Energy 105 – Wind Turbines II

Mon, 06/21/2010 - 5:08am
Ken Johnson
Ken-JohnsonA couple of statements made about vortices in previous episodes have prompted several comments and queries. Then just recently there was a news story about an airliner incident where it hit an “air pocket” or CAT (Clear Air Turbulence) as it is called. Several passengers were very seriously injured and they were perhaps very lucky the wings stayed on. The NTSB report on it is not out yet, but it is possible they could conclude that it encountered the ‘turbulence wake’ of another aircraft . . . possibly a ‘jumbo jet’. More precisely, it may have been one or both of that other plane’s “trailing vortices”. This isn’t to say that such incidents always involve vortices generated by aircraft, because most turbulences are natural vortices and usually generated along the interface of layers of the atmosphere . . . often at the interface of the ‘jet stream’ (a very high velocity mass of air moving from west to east over the US), and the top of the troposphere where masses of air may be moving slower or even in the opposite direction to the jet stream.

Let’s start with Coriolis vortices, which come about in fluids as a result of moving vertically in a gravitational field on a rotating Earth, such as water going down a drain, or an air mass sweeping up or down the sides of mountains. Fluid Mechanics teaches us that this is indeed true and ‘the interested student’ may find it on several very good sites by Searching: “Vortex theory”. There is a good one at:

If you don’t understand vector mechanics (curl, divergence, etc.), you might limit your reading to only the first few and the last few paragraphs at that site.

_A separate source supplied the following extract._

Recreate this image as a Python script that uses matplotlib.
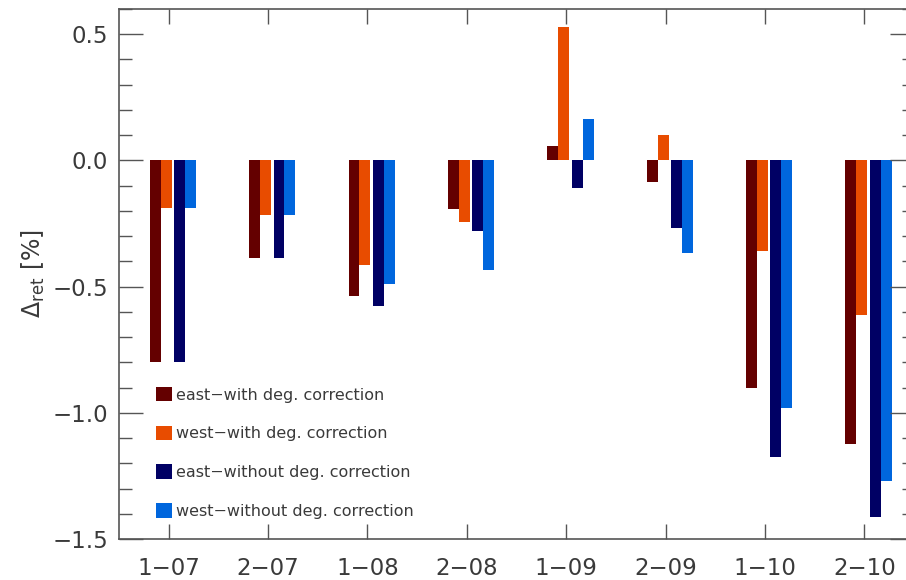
import numpy as np
import matplotlib
matplotlib.use("Agg")
import matplotlib.pyplot as plt
from matplotlib.ticker import MultipleLocator

# retrieval differences per campaign, in percent
campaigns = ["1-07", "2-07", "1-08", "2-08", "1-09", "2-09", "1-10", "2-10"]
east_with = [-0.80, -0.388, -0.538, -0.192, 0.057, -0.087, -0.90, -1.122]
west_with = [-0.19, -0.215, -0.414, -0.245, 0.529, 0.102, -0.36, -0.611]
east_without = [-0.80, -0.388, -0.575, -0.278, -0.108, -0.267, -1.175, -1.411]
west_without = [-0.19, -0.215, -0.491, -0.434, 0.163, -0.366, -0.981, -1.269]

series = [
    ("east\u2212with deg. correction", east_with, "#640000"),
    ("west\u2212with deg. correction", west_with, "#e84c00"),
    ("east\u2212without deg. correction", east_without, "#000064"),
    ("west\u2212without deg. correction", west_without, "#0066dd"),
]
offsets = [-0.135, -0.025, 0.11, 0.22]
width = 0.11

plt.rcParams['font.family'] = ['DejaVu Sans']
fig = plt.figure(figsize=(9.06, 5.8), dpi=100)
ax = fig.add_axes([119 / 906, 41 / 580, 795 / 906, 530 / 580])

x = np.arange(len(campaigns))
handles = []
for (label, vals, col), off in zip(series, offsets):
    b = ax.bar(x + off, vals, width, color=col, label=label, linewidth=0)
    handles.append(b)

ax.set_xlim(-0.5, len(campaigns) - 0.5)
ax.set_ylim(-1.5, 0.6)
ax.set_xticks(x)
ax.set_xticklabels([c.replace("-", "\u2212") for c in campaigns])
ax.yaxis.set_major_locator(MultipleLocator(0.5))
ax.yaxis.set_minor_locator(MultipleLocator(0.1))

for s in ax.spines.values():
    s.set_color("#555555")
    s.set_linewidth(1.2)
ax.tick_params(axis="both", which="both", direction="in", colors="#555555",
               labelcolor="#3a3a3a", labelsize=16.5, width=1.0)
ax.tick_params(axis="x", which="major", length=11, top=True, pad=13)
ax.tick_params(axis="y", which="major", length=17, right=True, pad=8)
ax.tick_params(axis="y", which="minor", length=9, right=True)
ax.tick_params(axis="x", which="minor", bottom=False, top=False)

ax.set_ylabel(r"$\Delta_{\rm ret}$ [%]", fontsize=17, color="#3a3a3a", labelpad=4)

ax.legend(handles=handles, loc="upper left", bbox_to_anchor=(0.047, 0.287),
          frameon=False, fontsize=11.5, handlelength=1.0, handleheight=1.0,
          handletextpad=0.2, labelspacing=1.45, borderpad=0, borderaxespad=0,
          labelcolor="#3a3a3a")

fig.savefig("out.png", dpi=100)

There was a bit of ridicule from a few of the naysayers who apparently can’t comprehend the possibility that Atlantic hurricanes may get their start from Coriolis vortices generated by westerly moving winds over the mountains of West Africa . . . and tornadoes in the Midwest possibly get their start by winds moving eastward over the south end of the Rocky Mountain chain. It is suggested you to do a Web Search of “vortices, hurricanes” and you may be surprised at the number of hits. For my own acceptance of the concept, all I have to do is keep an eye out when working outside this time of year (prevailing westerly winds). I live in the Southwest, about 6 miles to the east of the base of a tall mountain. Almost on a daily basis, I observe ‘miniature tornadoes’ passing across my property. They travel on roughly a 045 deg. heading and just recently I drew a southwest to northeast ordinate line, on a map, from my property and it passed through Kansas City, along the strip known as ‘Tornado Alley’. The local ones that are carrying dust, straw, leaves, plastic bags, etc., I generally observe as rotating CCW (viewed from above). Size wise, they range from large enough to tear the roof off my storage shed (which one did), down to an observed size of about 1” in diameter . . . which I saw in my driveway last year. I was walking down to get my mail and I heard a very audible high frequency whizzing/whistling sound on the ground nearby, but zeroing in on the sound, revealed nothing visible. Thinking perhaps I had reached the senile state and was hearing things, I then spotted it as it moved into a little patch of sand. It appeared as about a 1” diameter extremely high rotational velocity CCW vortex. As I watched, it moved into the grass and the sound slowly subsided and it disappeared. Because the terrain between my house and the mountain, as well as the area to the east of me, is pretty well covered with trees, grass, and weeds, there is little loose dirt and sand for the vortices to pick up, so in our locale, we don’t see ‘dust devils’, as they are called where the terrain on the leeward side of a mountain is desert-like and the vortices are quite visible because of all the sand and dust available . . . and often growing to great size from the thermal energy picked up from the hot desert floor.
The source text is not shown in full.